The daily mechanics of survival amplify this strain. Code-switching — shifting accent, tone, humor, political expression — demands cognitive labor. Over time, that labor becomes fatigue. In professional settings, racial ambiguity triggers stereotype threat.. In intimate relationships, cultural norms clash quietly, producing doubt about compatibility, about compromise, about who must bend further. Layered onto this is cultural guilt. In collectivist families, filial duty is not optional; it is moral infrastructure. To choose autonomy can feel like ingratitude. To pursue unconventional relationships can feel like betrayal. To remain cautious, however, risks stagnation — the fear of shrinking oneself to preserve approval. Many live with the persistent anxiety of becoming unrecognizable to their parents while simultaneously fearing they have not become enough.
Add to this internalized hierarchies — colorism, class mobility shame, the pressure of the “model minority” myth — and the immigrant psyche becomes a site of constant negotiation. The consequence is chronic imposter syndrome: too Western here, too altered there. Every decision extracts something. In almost every direction, it feels as though someone is being disappointed.
So are immigrants doomed to this duality forever? To stand in corridors, hovering between rooms that never quite close behind them? In some sense, yes. The duality does not evaporate. The accent does not entirely settle. The questions do not stop. There will always be rooms where you are asked to explain yourself; to clarify your name, your loyalties, your choices. There will be rooms in which you feel slightly edited, slightly heightened, slightly aware.
But what if the duality is not doom?
If the first grief of migration is realizing that no room feels entirely inherited, the second realization should be a quieter and more radical one: you are no longer confined to one. The corridor is not only a place of suspension; it is also a place of access. You have stood in more doorways than most. You understand how rooms are arranged. Belonging, then, shifts from being granted to being chosen.
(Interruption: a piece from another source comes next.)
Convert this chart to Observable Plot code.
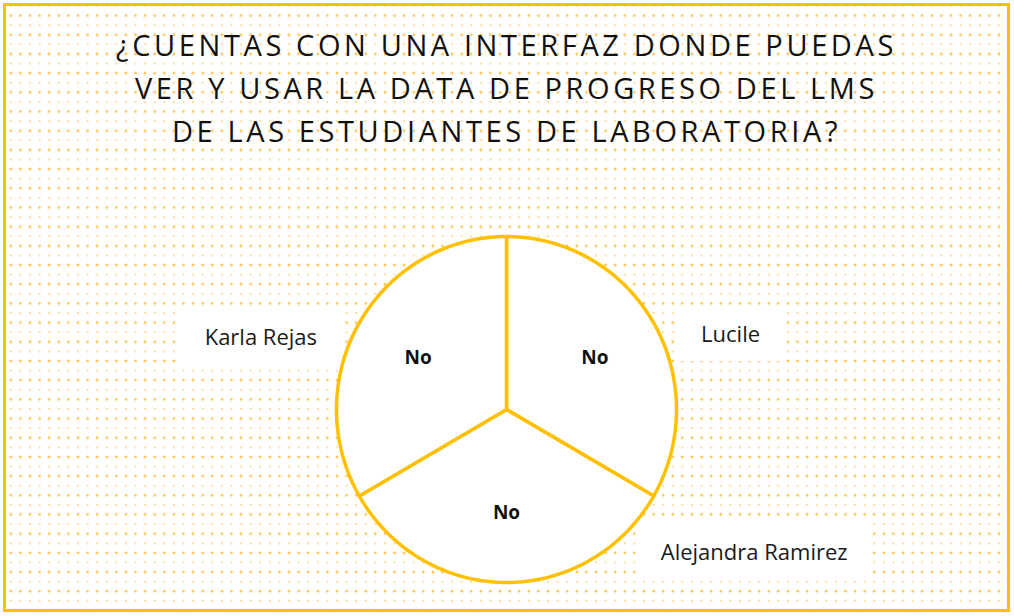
<!DOCTYPE html>
<html><head><meta charset="utf-8">
<script src="https://cdn.jsdelivr.net/npm/d3@7"></script>
<script src="https://cdn.jsdelivr.net/npm/@observablehq/plot@0.6"></script>
<style>
html,body{margin:0;padding:0;background:#fff;}
#frame{position:absolute;left:3px;top:3px;width:1007px;height:609px;box-sizing:border-box;border:3px solid #FFC000;
background-color:#fff;
background-image: radial-gradient(circle, rgba(255,180,40,0.8) 1.1px, transparent 1.7px), radial-gradient(circle, rgba(255,196,80,0.6) 0.9px, transparent 1.4px);
background-size: 9.6px 19.2px, 9.6px 19.2px;
background-position: 0 0, 0 9.6px;}
#title{position:absolute;left:0;top:17px;width:1001px;text-align:center;font-family:"Open Sans",sans-serif;font-size:29px;line-height:43px;letter-spacing:3.6px;color:#111;}
#title div{white-space:nowrap;}
#chart{position:absolute;left:0;top:150px;}
</style></head><body>
<div id="frame"><div id="title"></div><div id="chart"></div></div>
<script>
// ---- data ----
const titleLines = [
  "¿CUENTAS CON UNA INTERFAZ DONDE PUEDAS",
  "VER Y USAR LA DATA DE PROGRESO DEL LMS",
  "DE LAS ESTUDIANTES DE LABORATORIA?"
];
const respondents = ["Lucile", "Alejandra Ramirez", "Karla Rejas"];
const answers = ["No", "No", "No"];
const counts = [1, 1, 1];
// annotation anchors for the respondent names (in pie-radius units)
const nameAnchorX = [1.318, 1.457, -1.445];
const nameAnchorY = [0.43, -0.827, 0.416];

// ---- title ----
const titleEl = document.getElementById("title");
titleLines.forEach(t => { const d = document.createElement("div"); d.textContent = t; titleEl.appendChild(d); });

// ---- pie geometry from data ----
const arcs = d3.pie().sort(null).startAngle(0).endAngle(2 * Math.PI)(counts);
const slicePts = [];
arcs.forEach((a, i) => {
  slicePts.push({slice: i, x: 0, y: 0});
  const n = 90;
  for (let k = 0; k <= n; k++) {
    const t = a.startAngle + (a.endAngle - a.startAngle) * k / n;
    slicePts.push({slice: i, x: Math.sin(t), y: Math.cos(t)});
  }
  slicePts.push({slice: i, x: 0, y: 0});
});
const sliceLabels = arcs.map((a, i) => {
  const m = (a.startAngle + a.endAngle) / 2;
  return {x: 0.6 * Math.sin(m), y: 0.6 * Math.cos(m), text: answers[i]};
});
const nameLabels = respondents.map((r, i) => ({x: nameAnchorX[i], y: nameAnchorY[i], text: r}));

const gold = "#FFC000";
const plot = Plot.plot({
  width: 1001, height: 453,
  marginLeft: 330, marginRight: 331, marginTop: 80, marginBottom: 27,
  x: {domain: [-1, 1], axis: null},
  y: {domain: [-1, 1], axis: null},
  style: {background: "transparent", overflow: "visible"},
  marks: [
    Plot.line(slicePts, {x: "x", y: "y", z: "slice", fill: "white", stroke: gold, strokeWidth: 3.5, strokeLinejoin: "round"}),
    Plot.text(sliceLabels, {x: "x", y: "y", text: "text", fontWeight: "bold", fontSize: 19, fill: "#111", fontFamily: "Open Sans"}),
    Plot.text(nameLabels, {x: "x", y: "y", text: "text", fontSize: 22, fill: "#1a1a1a", fontFamily: "Open Sans"})
  ]
});
document.getElementById("chart").appendChild(plot);

// white boxes behind the respondent names, placed beneath all marks
const textGroups = plot.querySelectorAll('g[aria-label="text"]');
const g = textGroups[textGroups.length - 1];
if (g) {
  const boxes = document.createElementNS("http://www.w3.org/2000/svg", "g");
  const firstMark = plot.querySelector('g[aria-label="line"]');
  plot.insertBefore(boxes, firstMark);
  g.querySelectorAll("text").forEach(t => {
    const b = t.getBBox();
    const padX = 25, padY = 13;
    const r = document.createElementNS("http://www.w3.org/2000/svg", "rect");
    r.setAttribute("x", b.x - padX);
    r.setAttribute("y", b.y - padY);
    r.setAttribute("width", b.width + 2 * padX);
    r.setAttribute("height", b.height + 2 * padY);
    r.setAttribute("fill", "white");
    const tr = [g.getAttribute("transform"), t.getAttribute("transform")].filter(Boolean).join(" ");
    if (tr) r.setAttribute("transform", tr);
    boxes.appendChild(r);
  });
}
</script>
</body></html>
The corridor is not only a place of suspension; it is also a place of access. You have stood in more doorways than most.
Maybe the immigrant condition is not the loss of a single, unquestioned home. Maybe it is the acquisition of partial homes — smaller spaces, yes, but spaces nonetheless — in many rooms. A chair pulled slightly closer. A language spoken without apology. A boundary set. A tradition kept as heirloom. A tradition discarded as baggage.
You may never walk into a room and feel entirely unobserved. But you can decide how much of yourself sits down. And maybe that is the quiet evolution of the question. Not which room don’t I belong in? Not even which room do I belong in? But rather: Where do I choose to stay?
In that choice — imperfect, ongoing, deeply personal — there is something steadier than inheritance. There is authorship.